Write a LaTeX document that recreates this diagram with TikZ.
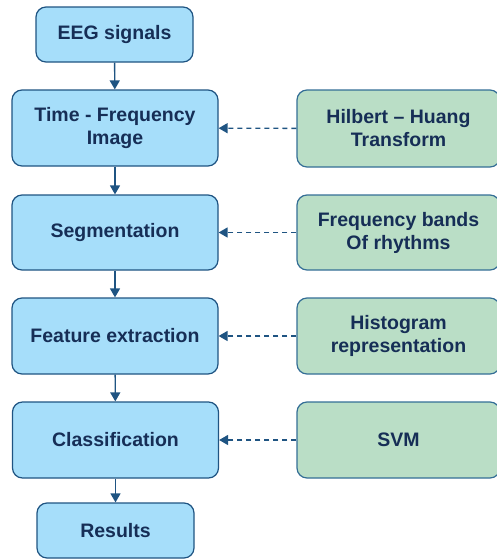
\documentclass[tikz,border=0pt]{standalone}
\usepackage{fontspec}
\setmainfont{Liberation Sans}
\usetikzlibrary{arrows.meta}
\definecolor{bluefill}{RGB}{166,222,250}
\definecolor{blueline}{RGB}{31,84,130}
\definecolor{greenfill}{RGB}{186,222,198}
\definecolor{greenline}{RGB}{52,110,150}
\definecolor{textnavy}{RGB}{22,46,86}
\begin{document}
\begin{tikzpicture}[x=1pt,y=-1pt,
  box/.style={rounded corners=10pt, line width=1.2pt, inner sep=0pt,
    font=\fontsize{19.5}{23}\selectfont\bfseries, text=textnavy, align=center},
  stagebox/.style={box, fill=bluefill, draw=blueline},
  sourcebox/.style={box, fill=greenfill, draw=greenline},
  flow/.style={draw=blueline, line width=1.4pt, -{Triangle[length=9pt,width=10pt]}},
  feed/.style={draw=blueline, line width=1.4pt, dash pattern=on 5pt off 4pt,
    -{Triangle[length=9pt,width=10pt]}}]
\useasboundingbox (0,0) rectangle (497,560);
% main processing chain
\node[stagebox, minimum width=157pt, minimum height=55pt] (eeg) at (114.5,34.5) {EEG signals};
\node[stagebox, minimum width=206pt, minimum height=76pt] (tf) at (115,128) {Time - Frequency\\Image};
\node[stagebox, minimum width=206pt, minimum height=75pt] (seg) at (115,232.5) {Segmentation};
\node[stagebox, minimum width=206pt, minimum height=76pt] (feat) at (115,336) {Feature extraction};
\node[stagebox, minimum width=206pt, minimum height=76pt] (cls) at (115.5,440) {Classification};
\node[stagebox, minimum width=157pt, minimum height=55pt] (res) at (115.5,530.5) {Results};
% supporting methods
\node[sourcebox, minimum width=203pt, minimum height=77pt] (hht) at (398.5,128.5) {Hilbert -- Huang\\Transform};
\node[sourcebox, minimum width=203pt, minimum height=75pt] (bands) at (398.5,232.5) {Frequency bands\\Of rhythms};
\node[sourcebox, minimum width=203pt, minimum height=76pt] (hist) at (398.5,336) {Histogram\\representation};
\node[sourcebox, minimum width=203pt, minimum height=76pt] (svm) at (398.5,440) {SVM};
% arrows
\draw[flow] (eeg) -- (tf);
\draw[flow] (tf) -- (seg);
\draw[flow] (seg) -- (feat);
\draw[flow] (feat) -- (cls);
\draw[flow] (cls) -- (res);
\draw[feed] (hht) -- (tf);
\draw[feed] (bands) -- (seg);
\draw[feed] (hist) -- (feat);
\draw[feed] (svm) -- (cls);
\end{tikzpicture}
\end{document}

=== Exercise details ===
Word for word, quote the full listing, omitting every picture.

=== Result for this task ===
Write a LaTeX document that recreates this diagram with TikZ.
\documentclass[tikz,border=0pt]{standalone}
\usepackage{fontspec}
\setmainfont{Liberation Sans}
\usetikzlibrary{arrows.meta}
\definecolor{bluefill}{RGB}{166,222,250}
\definecolor{blueline}{RGB}{31,84,130}
\definecolor{greenfill}{RGB}{186,222,198}
\definecolor{greenline}{RGB}{52,110,150}
\definecolor{textnavy}{RGB}{22,46,86}
\begin{document}
\begin{tikzpicture}[x=1pt,y=-1pt,
  box/.style={rounded corners=10pt, line width=1.2pt, inner sep=0pt,
    font=\fontsize{19.5}{23}\selectfont\bfseries, text=textnavy, align=center},
  stagebox/.style={box, fill=bluefill, draw=blueline},
  sourcebox/.style={box, fill=greenfill, draw=greenline},
  flow/.style={draw=blueline, line width=1.4pt, -{Triangle[length=9pt,width=10pt]}},
  feed/.style={draw=blueline, line width=1.4pt, dash pattern=on 5pt off 4pt,
    -{Triangle[length=9pt,width=10pt]}}]
\useasboundingbox (0,0) rectangle (497,560);
% main processing chain
\node[stagebox, minimum width=157pt, minimum height=55pt] (eeg) at (114.5,34.5) {EEG signals};
\node[stagebox, minimum width=206pt, minimum height=76pt] (tf) at (115,128) {Time - Frequency\\Image};
\node[stagebox, minimum width=206pt, minimum height=75pt] (seg) at (115,232.5) {Segmentation};
\node[stagebox, minimum width=206pt, minimum height=76pt] (feat) at (115,336) {Feature extraction};
\node[stagebox, minimum width=206pt, minimum height=76pt] (cls) at (115.5,440) {Classification};
\node[stagebox, minimum width=157pt, minimum height=55pt] (res) at (115.5,530.5) {Results};
% supporting methods
\node[sourcebox, minimum width=203pt, minimum height=77pt] (hht) at (398.5,128.5) {Hilbert -- Huang\\Transform};
\node[sourcebox, minimum width=203pt, minimum height=75pt] (bands) at (398.5,232.5) {Frequency bands\\Of rhythms};
\node[sourcebox, minimum width=203pt, minimum height=76pt] (hist) at (398.5,336) {Histogram\\representation};
\node[sourcebox, minimum width=203pt, minimum height=76pt] (svm) at (398.5,440) {SVM};
% arrows
\draw[flow] (eeg) -- (tf);
\draw[flow] (tf) -- (seg);
\draw[flow] (seg) -- (feat);
\draw[flow] (feat) -- (cls);
\draw[flow] (cls) -- (res);
\draw[feed] (hht) -- (tf);
\draw[feed] (bands) -- (seg);
\draw[feed] (hist) -- (feat);
\draw[feed] (svm) -- (cls);
\end{tikzpicture}
\end{document}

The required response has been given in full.